Tomándo como modelo a los mártires, Francisco invitó a los fieles a dar testimonio y anunciar el Evangelio. “Cada día estamos llamados a intensificar la presencia del Espíritu Santo en nuestra vida, a ‘reavivar’ el don de su amor divino para convertirnos en fuente de sabiduría y fuerza para los demás”.
“Pienso en los santos José Mkasa y Carlos Lwanga que, después de haber sido instruidos por otros en la fe, han querido transmitir el don que habían recibido. Lo hicieron en tiempos difíciles.

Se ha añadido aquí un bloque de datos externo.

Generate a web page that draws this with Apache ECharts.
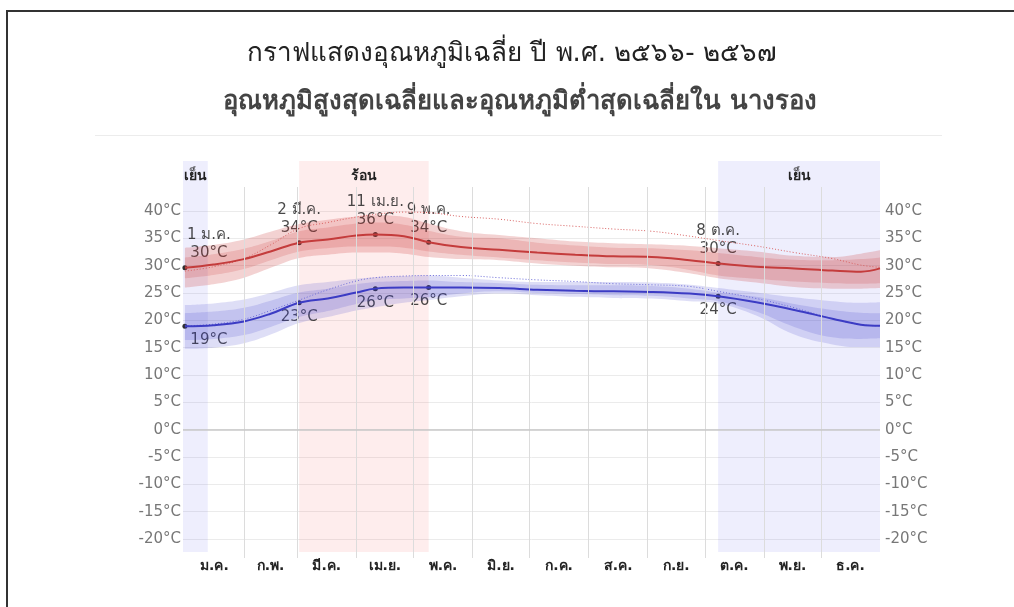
<!DOCTYPE html>
<html>
<head>
<meta charset="utf-8">
<script src="https://cdn.jsdelivr.net/npm/echarts@6/dist/echarts.min.js"></script>
<style>
  html, body { margin: 0; padding: 0; background: #fff; overflow: hidden; }
  #main { position: absolute; left: 0; top: 0; width: 1014px; height: 607px; }
  #frame { position: absolute; left: 6px; top: 10px; width: 1100px; height: 700px;
           border-top: 2px solid #333; border-left: 2px solid #333; pointer-events: none; }
  #rule { position: absolute; left: 95px; top: 135px; width: 847px; height: 1px; background: #ececec; }
</style>
</head>
<body>
<div id="main"></div>
<div id="frame"></div>
<div id="rule"></div>
<script>
// วันของปี (0 = 1 ม.ค.) ที่อ่านค่าจากกราฟ
const days = [0, 15, 31, 45, 60, 75, 90, 100, 115, 128, 145, 165, 185, 205, 225, 245, 265, 280, 300, 320, 340, 355, 365];

// อุณหภูมิสูงสุดเฉลี่ย
const highAvg = [29.6, 30.2, 31.2, 32.6, 34.2, 34.8, 35.5, 35.7, 35.4, 34.3, 33.4, 32.9, 32.4, 32.0, 31.7, 31.6, 31.0, 30.4, 29.8, 29.5, 29.1, 28.9, 29.5];
const highOuterLo = [26.0, 26.6, 27.8, 29.6, 31.4, 32.0, 32.4, 32.4, 32.2, 31.6, 31.2, 31.0, 30.4, 30.0, 29.7, 29.5, 28.6, 27.7, 26.9, 26.1, 25.8, 25.8, 25.9];
const highOuterHi = [33.3, 33.8, 34.8, 36.2, 37.6, 38.4, 39.0, 39.2, 38.9, 37.7, 36.3, 35.6, 35.0, 34.4, 34.1, 33.9, 33.6, 33.2, 32.6, 31.8, 31.6, 32.2, 32.8];
const highInnerLo = [27.7, 28.3, 29.4, 31.0, 32.6, 33.2, 33.5, 33.5, 33.3, 32.6, 32.0, 31.5, 31.0, 30.6, 30.3, 30.1, 29.2, 28.2, 27.6, 27.1, 26.8, 26.7, 26.8];
const highInnerHi = [31.5, 32.1, 33.1, 34.5, 36.3, 37.0, 37.7, 37.9, 37.5, 36.4, 35.3, 35.0, 34.2, 33.7, 33.3, 33.2, 32.8, 32.3, 31.6, 31.1, 31.0, 31.2, 31.5];
const highDotted = [29.0, 29.8, 31.3, 33.8, 36.8, 37.9, 38.9, 39.4, 39.8, 39.7, 39.0, 38.5, 37.7, 37.2, 36.7, 36.3, 35.4, 34.6, 33.6, 32.4, 31.3, 30.1, 29.7];

// อุณหภูมิต่ำสุดเฉลี่ย
const lowAvg = [18.9, 19.1, 19.8, 21.2, 23.2, 24.0, 25.1, 25.8, 26.0, 26.0, 26.0, 25.9, 25.6, 25.4, 25.3, 25.2, 24.9, 24.4, 23.3, 21.9, 20.3, 19.2, 19.0];
const lowOuterLo = [14.8, 15.0, 15.8, 17.4, 19.5, 20.6, 21.8, 22.4, 23.2, 23.7, 24.4, 24.9, 24.6, 24.3, 24.1, 24.0, 23.5, 23.1, 20.9, 17.4, 15.6, 15.1, 15.1];
const lowOuterHi = [22.8, 23.1, 23.8, 25.0, 26.4, 27.0, 27.6, 27.9, 28.1, 28.2, 27.8, 27.3, 27.0, 27.0, 27.0, 26.9, 26.5, 25.9, 25.1, 24.2, 23.5, 23.2, 23.3];
const lowInnerLo = [16.4, 16.6, 17.3, 18.8, 20.6, 21.7, 23.0, 23.7, 24.0, 24.2, 24.9, 25.3, 25.0, 24.8, 24.6, 24.5, 24.0, 23.5, 21.6, 18.8, 16.9, 16.6, 16.7];
const lowInnerHi = [21.3, 21.6, 22.3, 23.6, 25.1, 25.8, 26.6, 27.0, 27.2, 27.3, 27.0, 26.8, 26.5, 26.4, 26.4, 26.3, 25.8, 25.1, 24.3, 23.0, 21.9, 21.4, 21.3];
const lowDotted = [19.0, 19.3, 20.2, 21.8, 23.7, 25.6, 27.2, 27.8, 28.1, 28.2, 28.2, 27.8, 27.4, 27.1, 26.7, 26.5, 26.2, 25.3, 24.0, 22.3, 20.3, 19.2, 19.0];

// จุดที่มีป้ายกำกับ
const markDays = [0, 60, 100, 128, 280];
const markDates = ['1 ม.ค.', '2 มี.ค.', '11 เม.ย.', '9 พ.ค.', '8 ต.ค.'];

// ฤดู
const seasonFrom = [-1, 60, 280];
const seasonTo = [12, 128, 365];
const seasonName = ['เย็น', 'ร้อน', 'เย็น'];
const seasonHot = [false, true, false];

// เดือน
const monthNames = ['ม.ค.', 'ก.พ.', 'มี.ค.', 'เม.ย.', 'พ.ค.', 'มิ.ย.', 'ก.ค.', 'ส.ค.', 'ก.ย.', 'ต.ค.', 'พ.ย.', 'ธ.ค.'];
const monthStart = [0, 31, 59, 90, 120, 151, 181, 212, 243, 273, 304, 334, 365];

// แกน y
const yMin = -20, yMax = 40, yStep = 5;

const font = 'Tahoma, "DejaVu Sans", "Noto Sans", sans-serif';
const monthMid = monthNames.map((m, i) => (monthStart[i] + monthStart[i + 1]) / 2);
const pts = (arr) => days.map((d, i) => [d, arr[i]]);
const dayIdx = (d) => days.indexOf(d);

// stack ต้องซ้อนบนแกน y จึงเอาค่าอุณหภูมิไว้มิติแรก
const bandSeries = (name, lo, hi, color) => [
  {
    name: name + '_base', type: 'line', xAxisIndex: 2, yAxisIndex: 0, stack: name,
    smooth: 0.4, symbol: 'none', silent: true, lineStyle: { opacity: 0 },
    encode: { x: 1, y: 0 },
    data: days.map((d, i) => [lo[i], d])
  },
  {
    name: name, type: 'line', xAxisIndex: 2, yAxisIndex: 0, stack: name,
    smooth: 0.4, symbol: 'none', silent: true, lineStyle: { opacity: 0 },
    areaStyle: { color: color, opacity: 1 },
    encode: { x: 1, y: 0 },
    data: days.map((d, i) => [+(hi[i] - lo[i]).toFixed(2), d])
  }
];

const myChart = echarts.init(document.getElementById('main'));

const option = {
  animation: false,
  backgroundColor: 'transparent',
  title: [
    {
      text: 'กราฟแสดงอุณหภูมิเฉลี่ย ปี พ.ศ. ๒๕๖๖- ๒๕๖๗',
      left: 507, top: 36, textAlign: 'center',
      textStyle: { fontFamily: font, fontSize: 26, fontWeight: 'normal', color: '#222' }
    },
    {
      text: 'อุณหภูมิสูงสุดเฉลี่ยและอุณหภูมิต่ำสุดเฉลี่ยใน นางรอง',
      left: 515, top: 84, textAlign: 'center',
      textStyle: { fontFamily: font, fontSize: 25.7, fontWeight: 600, color: '#444' }
    }
  ],
  grid: [
    { left: 183, right: 134, top: 161, bottom: 55 },   // แถบฤดู
    { left: 183, right: 134, top: 187, bottom: 49 },   // เส้นแบ่งเดือน
    { left: 183, right: 134, top: 211, bottom: 68 }    // ข้อมูล
  ],
  xAxis: [
    { gridIndex: 0, type: 'value', min: -1, max: 365, show: false },
    {
      gridIndex: 1, type: 'value', min: -1, max: 365,
      axisLine: { show: false }, axisTick: { show: false }, splitLine: { show: false },
      axisLabel: {
        customValues: monthMid,
        formatter: (v) => monthNames[monthMid.indexOf(v)],
        color: '#222', fontSize: 14, fontWeight: 600, fontFamily: font, margin: 1
      }
    },
    { gridIndex: 2, type: 'value', min: -1, max: 365, show: false }
  ],
  yAxis: [
    {
      gridIndex: 2, type: 'value', min: yMin, max: yMax, interval: yStep,
      axisLine: { show: false }, axisTick: { show: false },
      axisLabel: { formatter: '{value}°C', color: '#777', fontSize: 15, fontFamily: font, margin: 2 },
      splitLine: { lineStyle: { color: '#ebebeb' } }
    },
    {
      gridIndex: 2, type: 'value', min: yMin, max: yMax, interval: yStep, position: 'right',
      axisLine: { show: false }, axisTick: { show: false }, splitLine: { show: false },
      axisLabel: { formatter: '{value}°C', color: '#777', fontSize: 15, fontFamily: font, margin: 5 }
    },
    { gridIndex: 0, type: 'value', min: 0, max: 1, show: false },
    { gridIndex: 1, type: 'value', min: 0, max: 1, show: false }
  ],
  series: [
    {
      name: 'seasons', type: 'line', xAxisIndex: 0, yAxisIndex: 2, data: [], silent: true,
      markArea: {
        silent: true,
        label: { position: 'insideTop', distance: 8, color: '#222', fontWeight: 'bold', fontSize: 14, fontFamily: font },
        data: seasonName.map((n, i) => [
          { name: n, xAxis: seasonFrom[i], itemStyle: { color: seasonHot[i] ? 'rgba(250,90,90,0.11)' : 'rgba(90,90,240,0.10)' } },
          { xAxis: seasonTo[i] }
        ])
      }
    },
    {
      name: 'months', type: 'line', xAxisIndex: 1, yAxisIndex: 3, data: [], silent: true,
      markLine: {
        silent: true, symbol: 'none', label: { show: false },
        lineStyle: { color: '#dcdcdc', type: 'solid', width: 1 },
        data: monthStart.slice(1, 12).map((d) => ({ xAxis: d }))
      }
    },
    ...bandSeries('highOuter', highOuterLo, highOuterHi, 'rgba(200,50,50,0.22)'),
    ...bandSeries('highInner', highInnerLo, highInnerHi, 'rgba(200,50,50,0.18)'),
    ...bandSeries('lowOuter', lowOuterLo, lowOuterHi, 'rgba(60,60,200,0.17)'),
    ...bandSeries('lowInner', lowInnerLo, lowInnerHi, 'rgba(60,60,200,0.17)'),
    {
      name: 'zero', type: 'line', xAxisIndex: 2, yAxisIndex: 0, data: [], silent: true,
      markLine: {
        silent: true, symbol: 'none', label: { show: false },
        lineStyle: { color: '#c8c8c8', type: 'solid', width: 1.5 },
        data: [{ yAxis: 0 }]
      }
    },
    {
      name: 'highDotted', type: 'line', xAxisIndex: 2, yAxisIndex: 0, smooth: 0.4, symbol: 'none', silent: true,
      lineStyle: { color: '#d86060', width: 1, type: [1, 2] },
      data: pts(highDotted)
    },
    {
      name: 'lowDotted', type: 'line', xAxisIndex: 2, yAxisIndex: 0, smooth: 0.4, symbol: 'none', silent: true,
      lineStyle: { color: '#6a6ad8', width: 1, type: [1, 2] },
      data: pts(lowDotted)
    },
    {
      name: 'high', type: 'line', xAxisIndex: 2, yAxisIndex: 0, smooth: 0.4, symbol: 'none', silent: true,
      lineStyle: { color: '#c43c3c', width: 2 },
      data: pts(highAvg)
    },
    {
      name: 'low', type: 'line', xAxisIndex: 2, yAxisIndex: 0, smooth: 0.4, symbol: 'none', silent: true,
      lineStyle: { color: '#3c3cc4', width: 2 },
      data: pts(lowAvg)
    },
    {
      name: 'highMarks', type: 'scatter', xAxisIndex: 2, yAxisIndex: 0, symbolSize: 5, silent: true,
      itemStyle: { color: '#000' },
      label: {
        show: true, position: 'top', distance: 3, color: '#1a1a1a', fontSize: 15, fontFamily: font, lineHeight: 18, align: 'center',
        formatter: (p) => markDates[p.dataIndex] + '\n' + Math.round(p.value[1]) + '°C'
      },
      data: markDays.map((d, i) => ({
        value: [d, highAvg[dayIdx(d)]],
        label: i === 0 ? { offset: [24, 0] } : {}
      }))
    },
    {
      name: 'lowMarks', type: 'scatter', xAxisIndex: 2, yAxisIndex: 0, symbolSize: 5, silent: true,
      itemStyle: { color: '#000' },
      label: {
        show: true, position: 'bottom', distance: 4, color: '#1a1a1a', fontSize: 15, fontFamily: font, align: 'center',
        formatter: (p) => Math.round(p.value[1]) + '°C'
      },
      data: markDays.map((d, i) => ({
        value: [d, lowAvg[dayIdx(d)]],
        label: i === 0 ? { offset: [24, 0] } : {}
      }))
    }
  ]
};

myChart.setOption(option);
</script>
</body>
</html>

No estaba amenazada solamente su vida, sino también la de los muchachos más jóvenes confiados a sus cuidados”.
El Santo Padre recordó que “dado que ellos habían cultivado la propia fe y habían crecido en el amor de Cristo, no tuvieron miedo de llevar a Cristo a los demás, aun a precio de la propia vida”.
Francisco invitó a abrirse a los demás, una actitud que “comienza en la familia, en nuestras casas, donde se aprende a conocer la misericordia y el amor de Dios. Y se expresa también en el cuidado de los ancianos y de los pobres, de las viudas y de los huérfanos”.

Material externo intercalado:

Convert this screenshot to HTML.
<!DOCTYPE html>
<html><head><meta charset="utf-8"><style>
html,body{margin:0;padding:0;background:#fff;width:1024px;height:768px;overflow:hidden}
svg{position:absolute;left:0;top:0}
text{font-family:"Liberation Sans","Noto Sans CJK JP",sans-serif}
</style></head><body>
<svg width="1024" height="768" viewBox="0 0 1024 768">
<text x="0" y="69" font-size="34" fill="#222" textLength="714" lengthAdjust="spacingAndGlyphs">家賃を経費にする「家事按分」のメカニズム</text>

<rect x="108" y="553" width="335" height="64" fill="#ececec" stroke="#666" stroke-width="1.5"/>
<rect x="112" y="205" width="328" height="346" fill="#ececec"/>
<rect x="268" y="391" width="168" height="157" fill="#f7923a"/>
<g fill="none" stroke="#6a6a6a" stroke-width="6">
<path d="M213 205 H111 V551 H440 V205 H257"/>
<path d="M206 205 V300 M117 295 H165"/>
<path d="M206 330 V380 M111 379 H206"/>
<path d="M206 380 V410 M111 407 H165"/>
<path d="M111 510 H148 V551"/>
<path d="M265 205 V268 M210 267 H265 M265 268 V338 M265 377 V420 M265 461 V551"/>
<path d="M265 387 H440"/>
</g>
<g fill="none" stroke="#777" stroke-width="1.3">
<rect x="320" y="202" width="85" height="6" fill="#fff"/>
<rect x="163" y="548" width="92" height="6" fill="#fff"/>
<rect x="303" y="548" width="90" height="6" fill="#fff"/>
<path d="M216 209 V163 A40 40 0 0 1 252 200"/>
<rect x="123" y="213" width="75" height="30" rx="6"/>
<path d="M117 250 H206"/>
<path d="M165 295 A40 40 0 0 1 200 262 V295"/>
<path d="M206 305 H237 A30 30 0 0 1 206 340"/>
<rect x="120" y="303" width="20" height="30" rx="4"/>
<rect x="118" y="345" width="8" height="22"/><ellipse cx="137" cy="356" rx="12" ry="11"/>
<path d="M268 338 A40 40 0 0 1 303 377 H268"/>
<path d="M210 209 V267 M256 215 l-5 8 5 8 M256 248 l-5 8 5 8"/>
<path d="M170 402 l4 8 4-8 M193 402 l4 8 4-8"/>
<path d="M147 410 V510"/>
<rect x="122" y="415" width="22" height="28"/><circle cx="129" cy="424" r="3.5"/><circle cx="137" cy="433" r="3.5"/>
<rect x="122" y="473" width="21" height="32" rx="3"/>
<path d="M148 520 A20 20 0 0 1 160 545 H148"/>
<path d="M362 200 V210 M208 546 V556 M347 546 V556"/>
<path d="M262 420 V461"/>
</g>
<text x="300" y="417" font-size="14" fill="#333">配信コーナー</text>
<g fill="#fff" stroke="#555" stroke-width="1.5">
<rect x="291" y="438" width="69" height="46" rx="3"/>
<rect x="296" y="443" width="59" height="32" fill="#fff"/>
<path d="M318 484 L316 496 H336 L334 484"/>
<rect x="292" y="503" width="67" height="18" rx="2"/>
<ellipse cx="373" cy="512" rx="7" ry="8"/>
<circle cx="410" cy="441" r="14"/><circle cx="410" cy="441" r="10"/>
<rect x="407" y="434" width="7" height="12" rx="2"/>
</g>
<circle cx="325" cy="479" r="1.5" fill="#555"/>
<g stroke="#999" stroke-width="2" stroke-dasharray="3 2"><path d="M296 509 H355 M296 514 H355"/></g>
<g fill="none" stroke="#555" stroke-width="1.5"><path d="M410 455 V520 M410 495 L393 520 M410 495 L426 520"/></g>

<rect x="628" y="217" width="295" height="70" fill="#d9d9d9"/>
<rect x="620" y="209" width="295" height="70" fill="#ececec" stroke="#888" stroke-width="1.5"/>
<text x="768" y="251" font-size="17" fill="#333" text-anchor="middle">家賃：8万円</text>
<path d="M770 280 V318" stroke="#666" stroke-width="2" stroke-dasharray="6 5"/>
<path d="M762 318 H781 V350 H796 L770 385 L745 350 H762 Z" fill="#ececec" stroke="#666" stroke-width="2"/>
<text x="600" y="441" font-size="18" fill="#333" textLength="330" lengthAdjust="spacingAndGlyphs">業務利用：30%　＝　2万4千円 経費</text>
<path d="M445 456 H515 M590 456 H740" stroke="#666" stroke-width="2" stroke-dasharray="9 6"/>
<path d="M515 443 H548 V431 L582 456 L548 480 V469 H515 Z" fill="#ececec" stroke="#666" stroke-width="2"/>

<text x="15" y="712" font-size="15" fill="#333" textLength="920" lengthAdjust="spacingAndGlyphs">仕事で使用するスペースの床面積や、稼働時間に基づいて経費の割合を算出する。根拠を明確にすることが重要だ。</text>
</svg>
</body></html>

De nuevo, recordó que todo cristiano está llamado a ser discípulo-misionero pero dijo que “en ocasiones esto supondrá ir hasta los confines del mundo, como misioneros en tierras lejana”.
“Esto es esencial para la difusión del Reino de Dios, y les pido siempre una respuesta generosa a esta exigencia. Sin embargo, no es necesario viajar para ser discípulos-misioneros. En realidad, solamente hace falta abrir los ojos a las necesidades que encontramos en nuestras casas y en nuestras comunidades locales para darnos cuenta de las numerosas oportunidades que allí nos esperan”.
El Papa contó brevemente la historia de los mártires de Uganda y destacó cómo “su fe buscó el bien de todos, incluso del mismo Rey que los condenó por su credo cristiano”.
“Su respuesta buscaba oponer el amor al odio, y de ese modo irradiar el esplendor del Evangelio. Ellos no se limitaron a decir al Rey lo que el Evangelio prohibía, sino que mostraron con su vida lo que significa realmente decir ‘sí’ a Jesús”.
Esto “significa misericordia y pureza de corazón, ser humildes y pobres de espíritu, y tener sed de la justicia, con la esperanza de la recompensa eterna”.
Entre 1885 y 1886 fueron martirizados en Uganda 22 cristianos nobles o cortesanos del Rey Mwanga, que fueron degollados o quemados vivos. Fueron beatificados por Benedicto XV en 1920 y canonizados por el beato Pablo VI el 18 de octubre de 1964. La celebración litúrgica conjunta, en el grupo encabezado por san Carlos Lwanga, es el 3 de junio.
Otros 23 cristianos anglicanos fueron también martirizados en las mismas circunstancias.
Antes de celebrar la Misa, el Pontífice visitó el Santuario anglicano, donde oró durante unos instantes en un reclinatorio. Además, puso un ramo de flores y firmó el libro de visitas.
Al concluir, el Papa mostró una placa que recuerda el sacrificio de los mártires y junto a 40 obispos anglicanos, fieles y personas presentes, rezó el Padre Nuestro en inglés. Después se trasladó en papamóvil hasta el Santuario católico, donde celebró la Misa.